CODES Benchmark

We introduce CODES, a benchmark for comprehensive evaluation of surrogate architectures for coupled ODE systems. Besides standard metrics like mean squared error (MSE) and inference time, CODES provides insights into surrogate behaviour across multiple dimensions like interpolation, extrapolation, sparse data, uncertainty quantification and gradient correlation. The benchmark emphasizes usability through features such as integrated parallel training, a web-based configuration generator, and pre-implemented baseline models and datasets. Extensive documentation ensures sustainability and provides the foundation for collaborative improvement. By offering a fair and multi-faceted comparison, CODES helps researchers select the most suitable surrogate for their specific dataset and application while deepening our understanding of surrogate learning behaviour.

Motivation

There are many efforts to use machine learning models ("surrogates") to replace the costly numerics required involved in solving coupled ODEs. But for the end user, it is not obvious how to choose the right surrogate for a given task. Usually, the best choice depends on both the dataset and the target application.

Dataset specifics - how "complex" is the dataset?

  • How many samples are there?
  • Are the trajectories very dynamic or are the developments rather slow?
  • How dense is the distribution of initial conditions?
  • Is the data domain of interest well-covered by the domain of the training set?

Task requirements:

  • What is the required accuracy?
  • How important is inference time? Is the training time limited?
  • Are there computational constraints (memory or processing power)?
  • Is uncertainty estimation required (e.g. to replace uncertain predictions by numerics)?
  • How much predictive flexibility is required? Do we need to interpolate or extrapolate across time?

Besides these practical considerations, one overarching question is always: Does the model only learn the data, or does it "understand" something about the underlying dynamics?

Goals

This benchmark aims to aid in choosing the best surrogate model for the task at hand and additionally to shed some light on the above questions.

To achieve this, a selection of surrogate models are implemented in this repository. They can be trained on one of the included datasets or a custom dataset and then benchmarked on the corresponding test dataset.
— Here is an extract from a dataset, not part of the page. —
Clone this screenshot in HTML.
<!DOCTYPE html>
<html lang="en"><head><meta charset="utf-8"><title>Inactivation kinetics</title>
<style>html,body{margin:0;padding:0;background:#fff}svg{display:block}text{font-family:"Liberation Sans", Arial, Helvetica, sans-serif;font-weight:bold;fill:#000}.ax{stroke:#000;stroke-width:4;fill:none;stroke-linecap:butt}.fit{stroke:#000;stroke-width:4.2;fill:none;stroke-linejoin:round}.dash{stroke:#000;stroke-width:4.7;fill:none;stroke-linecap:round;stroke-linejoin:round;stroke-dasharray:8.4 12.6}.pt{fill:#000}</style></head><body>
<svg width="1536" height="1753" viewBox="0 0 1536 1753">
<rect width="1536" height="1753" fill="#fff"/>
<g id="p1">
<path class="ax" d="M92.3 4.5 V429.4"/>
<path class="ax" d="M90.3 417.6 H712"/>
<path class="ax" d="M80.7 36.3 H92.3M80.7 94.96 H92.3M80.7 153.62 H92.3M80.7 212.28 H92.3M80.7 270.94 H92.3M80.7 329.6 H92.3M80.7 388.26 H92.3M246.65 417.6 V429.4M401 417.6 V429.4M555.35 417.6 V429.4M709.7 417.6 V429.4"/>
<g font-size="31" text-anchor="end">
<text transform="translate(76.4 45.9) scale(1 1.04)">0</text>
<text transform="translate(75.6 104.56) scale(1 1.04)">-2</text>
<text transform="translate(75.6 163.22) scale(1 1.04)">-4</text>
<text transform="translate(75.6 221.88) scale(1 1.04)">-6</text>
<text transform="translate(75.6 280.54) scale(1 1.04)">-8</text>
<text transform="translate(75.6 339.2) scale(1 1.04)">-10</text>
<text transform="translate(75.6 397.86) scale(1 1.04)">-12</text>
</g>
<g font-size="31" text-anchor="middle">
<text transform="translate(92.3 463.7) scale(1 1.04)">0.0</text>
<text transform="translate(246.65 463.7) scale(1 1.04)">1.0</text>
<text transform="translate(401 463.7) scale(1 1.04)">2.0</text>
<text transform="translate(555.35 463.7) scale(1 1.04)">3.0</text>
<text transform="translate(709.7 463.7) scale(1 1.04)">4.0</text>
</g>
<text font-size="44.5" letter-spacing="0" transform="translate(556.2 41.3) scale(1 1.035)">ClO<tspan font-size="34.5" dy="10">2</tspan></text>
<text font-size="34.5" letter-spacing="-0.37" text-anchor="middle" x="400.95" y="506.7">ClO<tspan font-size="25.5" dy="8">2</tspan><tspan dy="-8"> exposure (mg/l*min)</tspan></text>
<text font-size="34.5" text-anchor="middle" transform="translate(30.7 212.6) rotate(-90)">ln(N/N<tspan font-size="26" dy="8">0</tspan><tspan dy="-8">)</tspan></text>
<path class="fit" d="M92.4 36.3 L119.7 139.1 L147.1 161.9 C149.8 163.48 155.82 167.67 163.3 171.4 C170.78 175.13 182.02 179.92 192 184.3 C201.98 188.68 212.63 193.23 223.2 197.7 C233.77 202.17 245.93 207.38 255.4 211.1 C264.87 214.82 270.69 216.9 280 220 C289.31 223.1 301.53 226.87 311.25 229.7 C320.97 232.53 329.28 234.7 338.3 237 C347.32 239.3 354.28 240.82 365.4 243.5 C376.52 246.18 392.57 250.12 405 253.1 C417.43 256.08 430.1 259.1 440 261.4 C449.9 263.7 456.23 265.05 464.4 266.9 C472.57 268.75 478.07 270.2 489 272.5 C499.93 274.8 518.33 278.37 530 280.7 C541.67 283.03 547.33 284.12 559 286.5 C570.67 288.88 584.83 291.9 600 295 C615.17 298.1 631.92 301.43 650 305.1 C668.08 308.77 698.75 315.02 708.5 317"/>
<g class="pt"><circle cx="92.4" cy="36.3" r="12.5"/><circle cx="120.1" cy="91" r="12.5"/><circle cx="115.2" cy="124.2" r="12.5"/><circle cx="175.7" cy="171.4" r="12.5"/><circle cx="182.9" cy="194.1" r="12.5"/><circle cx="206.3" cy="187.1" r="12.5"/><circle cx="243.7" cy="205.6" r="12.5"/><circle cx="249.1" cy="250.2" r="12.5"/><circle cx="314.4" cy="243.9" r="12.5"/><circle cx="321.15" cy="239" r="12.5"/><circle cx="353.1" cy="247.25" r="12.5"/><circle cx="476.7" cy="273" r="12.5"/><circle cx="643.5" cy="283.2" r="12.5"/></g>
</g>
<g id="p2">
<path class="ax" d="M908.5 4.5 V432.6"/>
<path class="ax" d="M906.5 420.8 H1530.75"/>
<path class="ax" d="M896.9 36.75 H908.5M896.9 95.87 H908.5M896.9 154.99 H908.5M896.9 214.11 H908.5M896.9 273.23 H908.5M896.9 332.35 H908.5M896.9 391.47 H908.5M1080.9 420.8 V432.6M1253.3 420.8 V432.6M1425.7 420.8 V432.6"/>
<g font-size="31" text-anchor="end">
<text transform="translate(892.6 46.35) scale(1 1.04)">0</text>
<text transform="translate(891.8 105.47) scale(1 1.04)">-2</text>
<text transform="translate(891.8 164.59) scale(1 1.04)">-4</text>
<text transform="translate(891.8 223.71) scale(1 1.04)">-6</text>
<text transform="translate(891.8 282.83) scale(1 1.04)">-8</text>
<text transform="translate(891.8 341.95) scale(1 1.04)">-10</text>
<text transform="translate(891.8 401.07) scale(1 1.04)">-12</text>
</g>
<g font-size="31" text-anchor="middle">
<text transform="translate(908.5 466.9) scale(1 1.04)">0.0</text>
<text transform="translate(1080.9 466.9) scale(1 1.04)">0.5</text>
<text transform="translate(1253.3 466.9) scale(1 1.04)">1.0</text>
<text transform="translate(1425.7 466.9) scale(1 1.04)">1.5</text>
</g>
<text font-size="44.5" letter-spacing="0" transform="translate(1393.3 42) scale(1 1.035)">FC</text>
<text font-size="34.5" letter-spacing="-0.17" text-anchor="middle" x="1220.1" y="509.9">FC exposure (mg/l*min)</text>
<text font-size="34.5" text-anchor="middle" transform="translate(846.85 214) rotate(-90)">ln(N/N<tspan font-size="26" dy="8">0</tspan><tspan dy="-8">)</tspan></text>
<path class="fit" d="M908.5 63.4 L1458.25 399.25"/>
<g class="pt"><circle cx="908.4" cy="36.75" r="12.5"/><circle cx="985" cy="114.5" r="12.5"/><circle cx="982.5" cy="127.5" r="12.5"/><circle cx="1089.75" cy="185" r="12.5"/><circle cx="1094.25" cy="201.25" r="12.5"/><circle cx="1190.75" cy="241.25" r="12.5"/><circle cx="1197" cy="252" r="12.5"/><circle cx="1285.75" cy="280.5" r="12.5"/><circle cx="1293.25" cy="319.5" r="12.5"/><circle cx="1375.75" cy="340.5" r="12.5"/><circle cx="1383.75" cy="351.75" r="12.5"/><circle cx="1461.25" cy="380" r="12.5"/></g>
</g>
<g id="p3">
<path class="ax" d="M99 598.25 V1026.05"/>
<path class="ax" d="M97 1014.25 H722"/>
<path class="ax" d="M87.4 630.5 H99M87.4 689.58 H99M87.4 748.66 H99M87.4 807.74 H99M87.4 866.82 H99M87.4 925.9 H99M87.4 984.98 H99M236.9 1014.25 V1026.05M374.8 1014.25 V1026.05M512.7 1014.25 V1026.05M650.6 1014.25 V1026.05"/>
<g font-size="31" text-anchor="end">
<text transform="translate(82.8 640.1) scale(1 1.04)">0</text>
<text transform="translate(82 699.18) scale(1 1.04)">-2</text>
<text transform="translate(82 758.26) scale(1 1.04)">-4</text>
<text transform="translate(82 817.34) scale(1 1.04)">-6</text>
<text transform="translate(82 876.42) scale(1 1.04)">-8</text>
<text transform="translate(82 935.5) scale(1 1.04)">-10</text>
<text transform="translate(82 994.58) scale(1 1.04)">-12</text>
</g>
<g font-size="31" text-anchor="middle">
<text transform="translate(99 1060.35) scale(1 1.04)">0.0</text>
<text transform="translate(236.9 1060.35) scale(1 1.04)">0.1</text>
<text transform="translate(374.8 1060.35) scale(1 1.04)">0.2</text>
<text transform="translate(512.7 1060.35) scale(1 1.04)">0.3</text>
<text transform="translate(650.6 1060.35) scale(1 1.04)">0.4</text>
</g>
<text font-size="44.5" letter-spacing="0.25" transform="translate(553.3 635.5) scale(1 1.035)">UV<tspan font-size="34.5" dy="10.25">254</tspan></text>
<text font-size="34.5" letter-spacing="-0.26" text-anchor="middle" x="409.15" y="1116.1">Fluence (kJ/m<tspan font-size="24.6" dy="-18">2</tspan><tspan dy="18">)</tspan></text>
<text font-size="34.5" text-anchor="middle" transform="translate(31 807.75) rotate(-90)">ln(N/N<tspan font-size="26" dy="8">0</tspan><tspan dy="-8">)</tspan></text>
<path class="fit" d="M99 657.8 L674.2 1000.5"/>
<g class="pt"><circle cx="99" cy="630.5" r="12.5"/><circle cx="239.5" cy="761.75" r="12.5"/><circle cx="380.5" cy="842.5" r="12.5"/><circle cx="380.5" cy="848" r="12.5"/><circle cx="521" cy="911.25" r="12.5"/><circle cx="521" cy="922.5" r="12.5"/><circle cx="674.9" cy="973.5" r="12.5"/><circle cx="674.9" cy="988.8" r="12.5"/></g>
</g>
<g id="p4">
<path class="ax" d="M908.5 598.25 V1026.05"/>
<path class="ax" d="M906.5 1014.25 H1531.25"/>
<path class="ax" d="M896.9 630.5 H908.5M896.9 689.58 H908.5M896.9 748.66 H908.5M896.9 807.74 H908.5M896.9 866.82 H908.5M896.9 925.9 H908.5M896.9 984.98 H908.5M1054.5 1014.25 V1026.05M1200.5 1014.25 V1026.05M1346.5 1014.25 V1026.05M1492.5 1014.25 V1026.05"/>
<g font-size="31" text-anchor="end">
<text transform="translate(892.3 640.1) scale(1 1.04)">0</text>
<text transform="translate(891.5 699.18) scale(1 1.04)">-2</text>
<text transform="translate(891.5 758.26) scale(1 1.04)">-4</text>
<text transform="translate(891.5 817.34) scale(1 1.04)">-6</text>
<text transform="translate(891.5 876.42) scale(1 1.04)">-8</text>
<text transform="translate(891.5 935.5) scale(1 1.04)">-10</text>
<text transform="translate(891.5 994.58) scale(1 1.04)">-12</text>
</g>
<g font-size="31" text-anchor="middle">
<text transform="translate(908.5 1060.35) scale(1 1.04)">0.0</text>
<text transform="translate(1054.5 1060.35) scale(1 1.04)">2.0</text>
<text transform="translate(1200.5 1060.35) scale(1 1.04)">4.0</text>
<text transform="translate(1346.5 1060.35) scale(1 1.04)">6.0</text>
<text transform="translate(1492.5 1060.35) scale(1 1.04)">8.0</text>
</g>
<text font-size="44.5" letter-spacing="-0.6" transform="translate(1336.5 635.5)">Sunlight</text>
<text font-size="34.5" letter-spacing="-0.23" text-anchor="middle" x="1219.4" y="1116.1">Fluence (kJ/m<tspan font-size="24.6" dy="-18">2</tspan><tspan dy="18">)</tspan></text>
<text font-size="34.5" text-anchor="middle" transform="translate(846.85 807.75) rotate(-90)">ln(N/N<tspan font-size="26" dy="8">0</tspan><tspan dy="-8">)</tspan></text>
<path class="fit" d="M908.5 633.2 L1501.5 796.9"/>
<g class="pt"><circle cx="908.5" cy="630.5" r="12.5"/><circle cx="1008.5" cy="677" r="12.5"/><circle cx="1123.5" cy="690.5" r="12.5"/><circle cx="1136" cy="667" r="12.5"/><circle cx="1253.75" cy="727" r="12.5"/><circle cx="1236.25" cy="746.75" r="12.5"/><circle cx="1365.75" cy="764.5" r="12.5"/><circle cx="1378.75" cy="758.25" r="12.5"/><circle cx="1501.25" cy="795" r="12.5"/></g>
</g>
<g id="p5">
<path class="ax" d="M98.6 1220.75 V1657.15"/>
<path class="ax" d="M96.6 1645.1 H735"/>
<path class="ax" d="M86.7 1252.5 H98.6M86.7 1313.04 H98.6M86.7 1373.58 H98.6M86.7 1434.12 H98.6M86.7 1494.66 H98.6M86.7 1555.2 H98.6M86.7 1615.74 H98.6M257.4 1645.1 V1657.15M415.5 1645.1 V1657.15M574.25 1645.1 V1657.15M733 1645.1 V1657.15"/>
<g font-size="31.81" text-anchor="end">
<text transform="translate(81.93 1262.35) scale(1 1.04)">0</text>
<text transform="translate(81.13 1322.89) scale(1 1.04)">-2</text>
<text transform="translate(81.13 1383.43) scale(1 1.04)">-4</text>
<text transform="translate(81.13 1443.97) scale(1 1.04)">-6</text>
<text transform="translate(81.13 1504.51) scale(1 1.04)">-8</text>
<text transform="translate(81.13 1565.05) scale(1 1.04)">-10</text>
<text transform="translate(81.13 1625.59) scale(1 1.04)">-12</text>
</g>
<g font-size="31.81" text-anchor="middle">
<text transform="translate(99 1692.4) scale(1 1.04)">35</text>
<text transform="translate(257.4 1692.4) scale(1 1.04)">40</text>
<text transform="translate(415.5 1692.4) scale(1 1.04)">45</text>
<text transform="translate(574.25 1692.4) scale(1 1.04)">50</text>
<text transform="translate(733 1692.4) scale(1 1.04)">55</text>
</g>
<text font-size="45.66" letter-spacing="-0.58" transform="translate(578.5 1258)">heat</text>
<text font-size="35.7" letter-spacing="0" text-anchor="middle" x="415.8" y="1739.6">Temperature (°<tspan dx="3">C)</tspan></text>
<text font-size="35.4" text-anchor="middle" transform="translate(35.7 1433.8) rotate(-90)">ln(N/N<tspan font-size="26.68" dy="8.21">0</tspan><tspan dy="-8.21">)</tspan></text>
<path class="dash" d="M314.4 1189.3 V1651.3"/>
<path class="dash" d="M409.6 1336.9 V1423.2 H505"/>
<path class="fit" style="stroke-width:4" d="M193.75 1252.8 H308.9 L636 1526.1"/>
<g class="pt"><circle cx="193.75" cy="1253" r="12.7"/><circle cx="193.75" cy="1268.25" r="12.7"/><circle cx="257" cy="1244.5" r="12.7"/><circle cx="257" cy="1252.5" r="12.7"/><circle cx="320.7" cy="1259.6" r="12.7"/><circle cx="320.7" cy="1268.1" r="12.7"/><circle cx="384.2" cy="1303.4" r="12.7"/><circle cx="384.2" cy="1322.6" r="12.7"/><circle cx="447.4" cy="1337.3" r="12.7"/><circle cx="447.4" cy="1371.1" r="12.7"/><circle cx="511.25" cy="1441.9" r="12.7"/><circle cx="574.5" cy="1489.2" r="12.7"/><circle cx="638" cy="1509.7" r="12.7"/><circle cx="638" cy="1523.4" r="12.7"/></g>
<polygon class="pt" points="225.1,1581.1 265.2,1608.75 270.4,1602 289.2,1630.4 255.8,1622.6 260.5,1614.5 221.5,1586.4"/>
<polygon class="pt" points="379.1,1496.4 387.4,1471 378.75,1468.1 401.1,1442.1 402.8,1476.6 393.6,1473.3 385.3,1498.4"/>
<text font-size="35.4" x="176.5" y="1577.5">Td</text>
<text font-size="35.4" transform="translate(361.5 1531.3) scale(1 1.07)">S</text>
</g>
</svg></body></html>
Some metrics included in the benchmark (but there is much more!):

  • Absolute and relative error of the models.
  • Inference time.
  • Number of trainable parameters.
  • Memory requirements (WIP).

Besides this, there are plenty of plots and visualisations providing insights into the models behaviour:

  • Error distributions - per model, across time or per quantity.
  • Insights into interpolation and extrapolation across time.
  • Behaviour when training with sparse data or varying batch size.
  • Predictions with uncertainty and predictive uncertainty across time.
  • Correlations between the either predictive uncertainty or dynamics (gradients) of the data and the prediction error.

Some prime use-cases of the benchmark are:

  • Finding the best-performing surrogate on a dataset. Here, best-performing could mean high accuracy, low inference times or any other metric of interest (e.g. most accurate uncertainty estimates, ...).
  • Comparing performance of a novel surrogate architecture against the implemented baseline models.
  • Gaining insights into a dataset or comparing datasets using the built-in dataset insights.